# Area and Perimeter Formulas Math Infographic: Remember formulas in 60 secs

## Area and Perimeter Formulas Math Infographic

1. Understanding Area:

Area represents the amount of space enclosed by a 2D shape. Different shapes have different formulas for calculating their area. Let’s explore some of the most common shapes:

1.1 Square:

• Formula: Area = side × side (A = s²)
• Example: If a square has a side length of 5 units, its area would be 5 × 5 = 25 square units.

1.2 Rectangle:

• Formula: Area = length × width (A = l × w)
• Example: For a rectangle with a length of 6 units and a width of 4 units, the area would be 6 × 4 = 24 square units.

1.3 Triangle:

• Formula: Area = 0.5 × base × height (A = 0.5 × b × h)
• Example: If a triangle has a base of 8 units and a height of 6 units, its area would be 0.5 × 8 × 6 = 24 square units.

1.4 Circle:

• Formula: Area = π × radius² (A = πr²)
• Example: Given a circle with a radius of 3 units, the area would be π × 3² = 9π square units (approximately 28.27 square units).

2. Exploring Perimeter:

Perimeter refers to the total distance around the boundary of a 2D shape. The formulas for perimeter vary depending on the shape.
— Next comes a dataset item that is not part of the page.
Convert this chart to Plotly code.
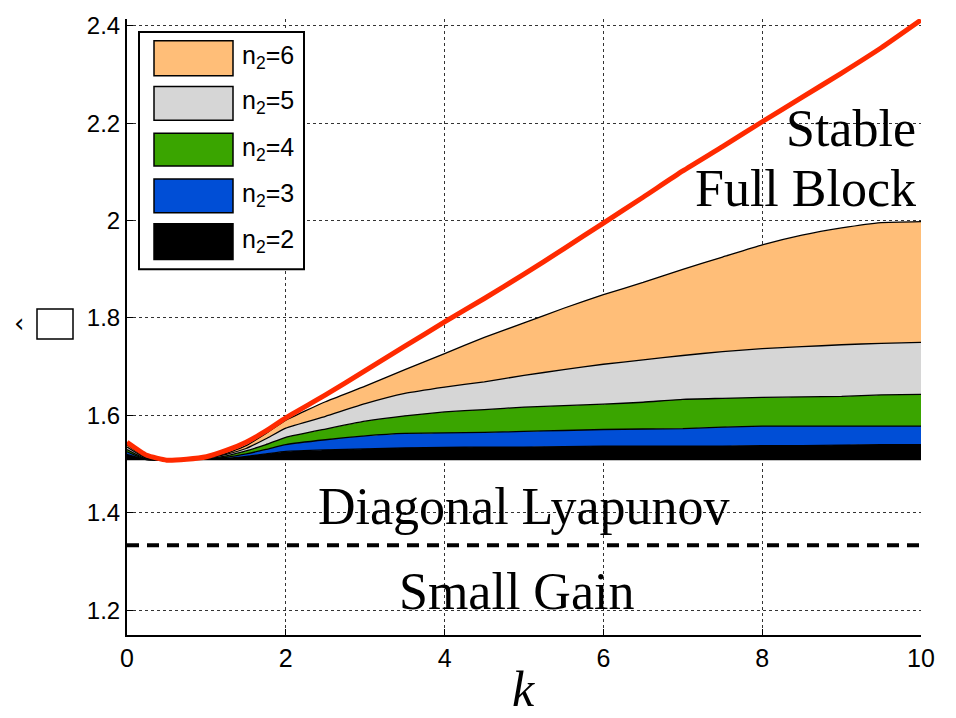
import plotly.graph_objects as go

# ---- data ----
k = [0, 0.25, 0.5, 0.75, 1, 1.25, 1.5, 1.75, 2, 2.5, 3, 3.5, 4, 4.5, 5,
     5.5, 6, 6.5, 7, 7.5, 8, 8.5, 9, 9.5, 10]

baseline = 1.508
small_gain_bound = 4 / 3

full_block = [1.545, 1.518, 1.508, 1.510, 1.515, 1.528, 1.545, 1.568, 1.595,
              1.642, 1.692, 1.742, 1.792, 1.840, 1.890, 1.942, 1.995, 2.048,
              2.102, 2.152, 2.203, 2.253, 2.303, 2.355, 2.412]

n2_6 = [1.540, 1.512, 1.508, 1.509, 1.513, 1.522, 1.538, 1.563, 1.590,
        1.628, 1.660, 1.694, 1.727, 1.760, 1.790, 1.820, 1.848, 1.873,
        1.900, 1.925, 1.950, 1.970, 1.985, 1.996, 1.998]
n2_5 = [1.535, 1.511, 1.508, 1.509, 1.512, 1.520, 1.532, 1.552, 1.574,
        1.598, 1.624, 1.645, 1.658, 1.669, 1.682, 1.694, 1.705, 1.714,
        1.723, 1.731, 1.737, 1.741, 1.745, 1.748, 1.750]
n2_4 = [1.530, 1.510, 1.508, 1.509, 1.511, 1.517, 1.527, 1.540, 1.555,
        1.572, 1.588, 1.599, 1.607, 1.612, 1.617, 1.620, 1.623, 1.627,
        1.633, 1.635, 1.637, 1.638, 1.639, 1.642, 1.643]
n2_3 = [1.525, 1.509, 1.508, 1.509, 1.510, 1.514, 1.521, 1.530, 1.540,
        1.550, 1.558, 1.563, 1.564, 1.565, 1.567, 1.569, 1.571, 1.572,
        1.573, 1.576, 1.578, 1.578, 1.578, 1.578, 1.578]
n2_2 = [1.520, 1.509, 1.508, 1.509, 1.510, 1.512, 1.516, 1.521, 1.526,
        1.529, 1.531, 1.533, 1.534, 1.535, 1.535, 1.536, 1.537, 1.537,
        1.537, 1.537, 1.538, 1.538, 1.539, 1.540, 1.540]

band_names = ["n<sub>2</sub>=2", "n<sub>2</sub>=3", "n<sub>2</sub>=4",
              "n<sub>2</sub>=5", "n<sub>2</sub>=6"]
band_values = [n2_2, n2_3, n2_4, n2_5, n2_6]
band_colors = ["#000000", "#004ED6", "#3AA500", "#D6D6D6", "#FFBE78"]

x_ticks = [0, 2, 4, 6, 8, 10]
y_ticks = [1.2, 1.4, 1.6, 1.8, 2.0, 2.2, 2.4]
y_ticktext = ["1.2", "1.4", "1.6", "1.8", "2", "2.2", "2.4"]

# ---- figure ----
fig = go.Figure()

fig.add_trace(go.Scatter(x=k, y=[baseline] * len(k), mode="lines",
                         line=dict(width=0, color="black"),
                         showlegend=False, hoverinfo="skip"))
for name, vals, col in zip(band_names, band_values, band_colors):
    fig.add_trace(go.Scatter(x=k, y=vals, mode="lines", name=name,
                             fill="tonexty", fillcolor=col,
                             line=dict(color="black", width=1.3,
                                       shape="spline", smoothing=0.4),
                             showlegend=False))

fig.add_trace(go.Scatter(x=[k[0], k[-1]], y=[small_gain_bound] * 2,
                         mode="lines",
                         line=dict(color="black", width=4, dash="12px,8px"),
                         showlegend=False))
fig.add_trace(go.Scatter(x=k, y=full_block, mode="lines",
                         line=dict(color="#FF2A00", width=5,
                                   shape="spline", smoothing=0.5),
                         showlegend=False))

W, H = 956, 718
L, R, T, B = 127, 35, 15, 83
pw, ph = W - L - R, H - T - B


def px(xp):
    return (xp - L) / pw


def py(yp):
    return (H - B - yp) / ph


shapes = []
annotations = []

sans = "Liberation Sans, Arial, Helvetica, sans-serif"
serif = "Liberation Serif, Times New Roman, serif"

# manual legend (matching the large swatches of the original)
shapes.append(dict(type="rect", xref="paper", yref="paper",
                   x0=px(139), x1=px(304), y0=py(267), y1=py(28),
                   line=dict(color="black", width=2), fillcolor="white",
                   layer="above"))
rows = [(37, 72), (83, 117), (130, 163), (176, 210), (221, 257)]
for (y0, y1), name, col in zip(rows, band_names[::-1], band_colors[::-1]):
    shapes.append(dict(type="rect", xref="paper", yref="paper",
                       x0=px(154), x1=px(233), y0=py(y1), y1=py(y0),
                       line=dict(color="black", width=1.5), fillcolor=col,
                       layer="above"))
    annotations.append(dict(xref="paper", yref="paper", x=px(240),
                            y=py((y0 + y1) / 2 - 1), text=name, showarrow=False,
                            xanchor="left", yanchor="middle",
                            font=dict(family=sans, size=25, color="black")))

annotations += [
    dict(x=9.96, y=2.19, xref="x", yref="y", text="Stable", showarrow=False,
         xanchor="right", yanchor="middle",
         font=dict(family=serif, size=52, color="black")),
    dict(x=9.96, y=2.065, xref="x", yref="y", text="Full Block", showarrow=False,
         xanchor="right", yanchor="middle",
         font=dict(family=serif, size=52, color="black")),
    dict(x=5.0, y=1.413, xref="x", yref="y", text="Diagonal Lyapunov",
         showarrow=False, xanchor="center", yanchor="middle",
         font=dict(family=serif, size=52, color="black")),
    dict(x=4.9, y=1.238, xref="x", yref="y", text="Small Gain",
         showarrow=False, xanchor="center", yanchor="middle",
         font=dict(family=serif, size=52, color="black")),
    dict(xref="paper", yref="paper", x=px(523), y=py(689), text="<i>k</i>",
         showarrow=False, xanchor="center", yanchor="middle",
         font=dict(family=serif, size=50, color="black")),
    dict(xref="paper", yref="paper", x=px(19), y=py(321), text="‹",
         showarrow=False, xanchor="center", yanchor="middle",
         font=dict(family="DejaVu Sans", size=26, color="black")),
]
# missing-glyph box of the original y-axis label
shapes.append(dict(type="rect", xref="paper", yref="paper",
                   x0=px(37), x1=px(73), y0=py(337), y1=py(307),
                   line=dict(color="black", width=1.5), fillcolor="white"))

fig.update_layout(
    width=W, height=H,
    margin=dict(l=L, r=R, t=T, b=B),
    paper_bgcolor="white", plot_bgcolor="white",
    shapes=shapes, annotations=annotations,
    showlegend=False,
    xaxis=dict(range=[0, 10], tickvals=x_ticks, ticks="inside", ticklen=6,
               tickcolor="black", showline=True, linecolor="black",
               linewidth=2, showgrid=True, gridcolor="#333",
               griddash="dot", gridwidth=1, zeroline=False,
               tickfont=dict(family=sans, size=25, color="black")),
    yaxis=dict(range=[1.149, 2.414], tickvals=y_ticks, ticktext=y_ticktext,
               ticks="inside", ticklen=6, tickcolor="black", showline=True,
               linecolor="black", linewidth=2, showgrid=True,
               gridcolor="#333", griddash="dot", gridwidth=1,
               zeroline=False,
               tickfont=dict(family=sans, size=24, color="black")),
)

fig.write_html("out.html")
Let’s examine some common shapes:

2.1 Square:

• Formula: Perimeter = 4 × side (P = 4s)
• Example: If a square has a side length of 5 units, its perimeter would be 4 × 5 = 20 units.

2.2 Rectangle:

• Formula: Perimeter = 2 × (length + width) (P = 2l + 2w)
• Example: For a rectangle with a length of 6 units and a width of 4 units, the perimeter would be 2 × (6 + 4) = 20 units.

2.3 Triangle:

• Formula: Perimeter = side₁ + side₂ + side₃
• Example: If the sides of a triangle measure 3 units, 4 units, and 5 units respectively, the perimeter would be 3 + 4 + 5 = 12 units.

2.4 Circle:

• Formula: Perimeter = 2 × π × radius (P = 2πr)
• Example: Given a circle with a radius of 3 units, the perimeter would be 2 × π × 3 ≈ 18.85 units.